Faithfully return all lines, omitting every embedded picture.

++++ Material ++++

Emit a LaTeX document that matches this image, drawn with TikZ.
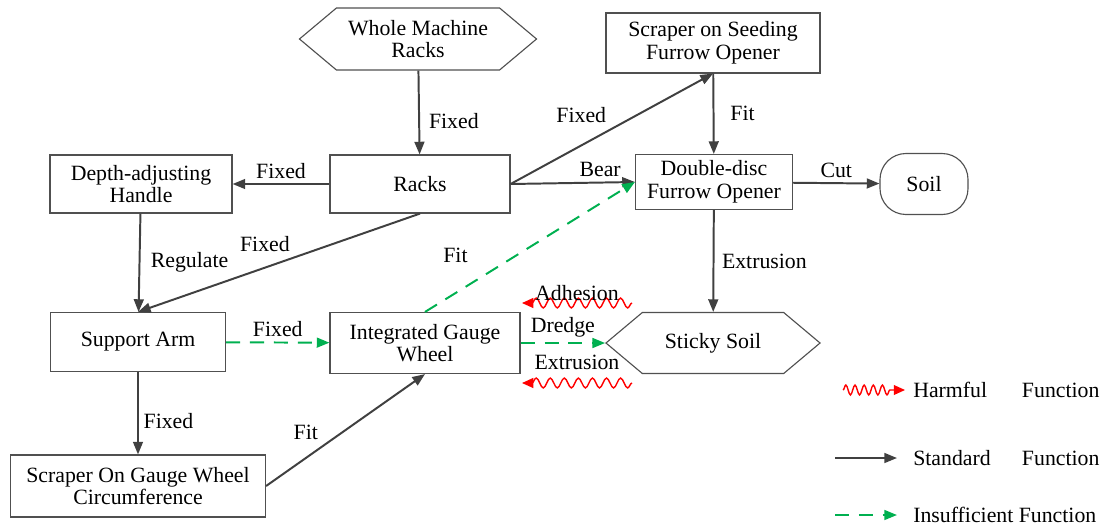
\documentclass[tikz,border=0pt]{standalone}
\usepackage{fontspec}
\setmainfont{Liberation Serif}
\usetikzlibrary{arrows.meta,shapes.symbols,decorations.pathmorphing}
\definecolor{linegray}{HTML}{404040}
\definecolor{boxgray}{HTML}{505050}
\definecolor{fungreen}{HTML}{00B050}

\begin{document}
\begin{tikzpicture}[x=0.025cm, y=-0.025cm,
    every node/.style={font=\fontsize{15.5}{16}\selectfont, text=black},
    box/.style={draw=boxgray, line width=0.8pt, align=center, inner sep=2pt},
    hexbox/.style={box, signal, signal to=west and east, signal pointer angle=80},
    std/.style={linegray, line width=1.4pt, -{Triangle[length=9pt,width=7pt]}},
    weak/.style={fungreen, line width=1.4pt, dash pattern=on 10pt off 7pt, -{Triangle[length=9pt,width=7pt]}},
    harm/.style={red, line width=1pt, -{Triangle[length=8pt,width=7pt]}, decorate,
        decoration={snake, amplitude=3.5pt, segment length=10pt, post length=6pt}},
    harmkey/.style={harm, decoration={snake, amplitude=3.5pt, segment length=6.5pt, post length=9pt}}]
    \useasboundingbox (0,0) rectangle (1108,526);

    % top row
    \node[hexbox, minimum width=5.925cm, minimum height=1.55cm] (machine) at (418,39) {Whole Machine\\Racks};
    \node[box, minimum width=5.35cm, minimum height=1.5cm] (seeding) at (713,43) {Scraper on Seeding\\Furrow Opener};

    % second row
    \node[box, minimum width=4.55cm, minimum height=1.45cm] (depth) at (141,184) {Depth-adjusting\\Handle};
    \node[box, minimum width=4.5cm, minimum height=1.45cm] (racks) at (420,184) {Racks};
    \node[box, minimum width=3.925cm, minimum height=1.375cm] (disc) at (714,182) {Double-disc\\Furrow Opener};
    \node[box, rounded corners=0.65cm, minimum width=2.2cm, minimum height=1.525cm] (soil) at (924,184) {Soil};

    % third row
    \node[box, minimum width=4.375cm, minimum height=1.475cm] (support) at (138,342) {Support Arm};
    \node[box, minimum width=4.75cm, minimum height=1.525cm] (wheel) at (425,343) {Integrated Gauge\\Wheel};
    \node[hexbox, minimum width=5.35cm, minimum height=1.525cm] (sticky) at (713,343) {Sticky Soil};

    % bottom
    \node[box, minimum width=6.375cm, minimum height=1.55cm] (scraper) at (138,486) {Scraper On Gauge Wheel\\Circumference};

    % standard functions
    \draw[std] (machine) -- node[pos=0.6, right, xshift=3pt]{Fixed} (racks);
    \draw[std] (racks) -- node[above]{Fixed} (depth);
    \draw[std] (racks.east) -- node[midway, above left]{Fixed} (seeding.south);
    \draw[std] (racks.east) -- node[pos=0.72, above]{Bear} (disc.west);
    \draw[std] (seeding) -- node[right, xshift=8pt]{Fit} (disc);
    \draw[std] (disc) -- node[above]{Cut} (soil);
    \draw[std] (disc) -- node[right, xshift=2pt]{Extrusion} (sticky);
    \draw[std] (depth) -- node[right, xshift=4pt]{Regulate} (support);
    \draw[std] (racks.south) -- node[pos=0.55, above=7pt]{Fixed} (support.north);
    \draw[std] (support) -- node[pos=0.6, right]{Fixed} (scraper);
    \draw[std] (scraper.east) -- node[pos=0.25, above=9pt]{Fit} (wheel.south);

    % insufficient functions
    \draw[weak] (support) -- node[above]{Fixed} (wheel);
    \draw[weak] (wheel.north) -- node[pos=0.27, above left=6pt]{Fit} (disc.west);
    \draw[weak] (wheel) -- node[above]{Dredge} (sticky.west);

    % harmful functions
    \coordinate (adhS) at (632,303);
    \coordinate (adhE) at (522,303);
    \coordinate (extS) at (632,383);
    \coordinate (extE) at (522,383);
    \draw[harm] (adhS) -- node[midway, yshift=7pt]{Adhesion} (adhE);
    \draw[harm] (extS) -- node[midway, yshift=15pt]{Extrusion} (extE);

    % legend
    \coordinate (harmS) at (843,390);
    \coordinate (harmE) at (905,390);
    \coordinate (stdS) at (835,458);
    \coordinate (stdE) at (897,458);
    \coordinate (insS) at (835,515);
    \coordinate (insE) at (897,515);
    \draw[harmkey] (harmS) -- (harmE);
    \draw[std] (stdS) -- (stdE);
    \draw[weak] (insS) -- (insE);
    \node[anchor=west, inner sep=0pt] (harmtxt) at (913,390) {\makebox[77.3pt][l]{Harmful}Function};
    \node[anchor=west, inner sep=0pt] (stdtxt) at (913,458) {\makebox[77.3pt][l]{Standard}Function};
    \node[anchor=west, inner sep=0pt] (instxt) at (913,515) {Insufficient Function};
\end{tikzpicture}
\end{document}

++++

◆ Right answer ◆
Emit a LaTeX document that matches this image, drawn with TikZ.
\documentclass[tikz,border=0pt]{standalone}
\usepackage{fontspec}
\setmainfont{Liberation Serif}
\usetikzlibrary{arrows.meta,shapes.symbols,decorations.pathmorphing}
\definecolor{linegray}{HTML}{404040}
\definecolor{boxgray}{HTML}{505050}
\definecolor{fungreen}{HTML}{00B050}

\begin{document}
\begin{tikzpicture}[x=0.025cm, y=-0.025cm,
    every node/.style={font=\fontsize{15.5}{16}\selectfont, text=black},
    box/.style={draw=boxgray, line width=0.8pt, align=center, inner sep=2pt},
    hexbox/.style={box, signal, signal to=west and east, signal pointer angle=80},
    std/.style={linegray, line width=1.4pt, -{Triangle[length=9pt,width=7pt]}},
    weak/.style={fungreen, line width=1.4pt, dash pattern=on 10pt off 7pt, -{Triangle[length=9pt,width=7pt]}},
    harm/.style={red, line width=1pt, -{Triangle[length=8pt,width=7pt]}, decorate,
        decoration={snake, amplitude=3.5pt, segment length=10pt, post length=6pt}},
    harmkey/.style={harm, decoration={snake, amplitude=3.5pt, segment length=6.5pt, post length=9pt}}]
    \useasboundingbox (0,0) rectangle (1108,526);

    % top row
    \node[hexbox, minimum width=5.925cm, minimum height=1.55cm] (machine) at (418,39) {Whole Machine\\Racks};
    \node[box, minimum width=5.35cm, minimum height=1.5cm] (seeding) at (713,43) {Scraper on Seeding\\Furrow Opener};

    % second row
    \node[box, minimum width=4.55cm, minimum height=1.45cm] (depth) at (141,184) {Depth-adjusting\\Handle};
    \node[box, minimum width=4.5cm, minimum height=1.45cm] (racks) at (420,184) {Racks};
    \node[box, minimum width=3.925cm, minimum height=1.375cm] (disc) at (714,182) {Double-disc\\Furrow Opener};
    \node[box, rounded corners=0.65cm, minimum width=2.2cm, minimum height=1.525cm] (soil) at (924,184) {Soil};

    % third row
    \node[box, minimum width=4.375cm, minimum height=1.475cm] (support) at (138,342) {Support Arm};
    \node[box, minimum width=4.75cm, minimum height=1.525cm] (wheel) at (425,343) {Integrated Gauge\\Wheel};
    \node[hexbox, minimum width=5.35cm, minimum height=1.525cm] (sticky) at (713,343) {Sticky Soil};

    % bottom
    \node[box, minimum width=6.375cm, minimum height=1.55cm] (scraper) at (138,486) {Scraper On Gauge Wheel\\Circumference};

    % standard functions
    \draw[std] (machine) -- node[pos=0.6, right, xshift=3pt]{Fixed} (racks);
    \draw[std] (racks) -- node[above]{Fixed} (depth);
    \draw[std] (racks.east) -- node[midway, above left]{Fixed} (seeding.south);
    \draw[std] (racks.east) -- node[pos=0.72, above]{Bear} (disc.west);
    \draw[std] (seeding) -- node[right, xshift=8pt]{Fit} (disc);
    \draw[std] (disc) -- node[above]{Cut} (soil);
    \draw[std] (disc) -- node[right, xshift=2pt]{Extrusion} (sticky);
    \draw[std] (depth) -- node[right, xshift=4pt]{Regulate} (support);
    \draw[std] (racks.south) -- node[pos=0.55, above=7pt]{Fixed} (support.north);
    \draw[std] (support) -- node[pos=0.6, right]{Fixed} (scraper);
    \draw[std] (scraper.east) -- node[pos=0.25, above=9pt]{Fit} (wheel.south);

    % insufficient functions
    \draw[weak] (support) -- node[above]{Fixed} (wheel);
    \draw[weak] (wheel.north) -- node[pos=0.27, above left=6pt]{Fit} (disc.west);
    \draw[weak] (wheel) -- node[above]{Dredge} (sticky.west);

    % harmful functions
    \coordinate (adhS) at (632,303);
    \coordinate (adhE) at (522,303);
    \coordinate (extS) at (632,383);
    \coordinate (extE) at (522,383);
    \draw[harm] (adhS) -- node[midway, yshift=7pt]{Adhesion} (adhE);
    \draw[harm] (extS) -- node[midway, yshift=15pt]{Extrusion} (extE);

    % legend
    \coordinate (harmS) at (843,390);
    \coordinate (harmE) at (905,390);
    \coordinate (stdS) at (835,458);
    \coordinate (stdE) at (897,458);
    \coordinate (insS) at (835,515);
    \coordinate (insE) at (897,515);
    \draw[harmkey] (harmS) -- (harmE);
    \draw[std] (stdS) -- (stdE);
    \draw[weak] (insS) -- (insE);
    \node[anchor=west, inner sep=0pt] (harmtxt) at (913,390) {\makebox[77.3pt][l]{Harmful}Function};
    \node[anchor=west, inner sep=0pt] (stdtxt) at (913,458) {\makebox[77.3pt][l]{Standard}Function};
    \node[anchor=west, inner sep=0pt] (instxt) at (913,515) {Insufficient Function};
\end{tikzpicture}
\end{document}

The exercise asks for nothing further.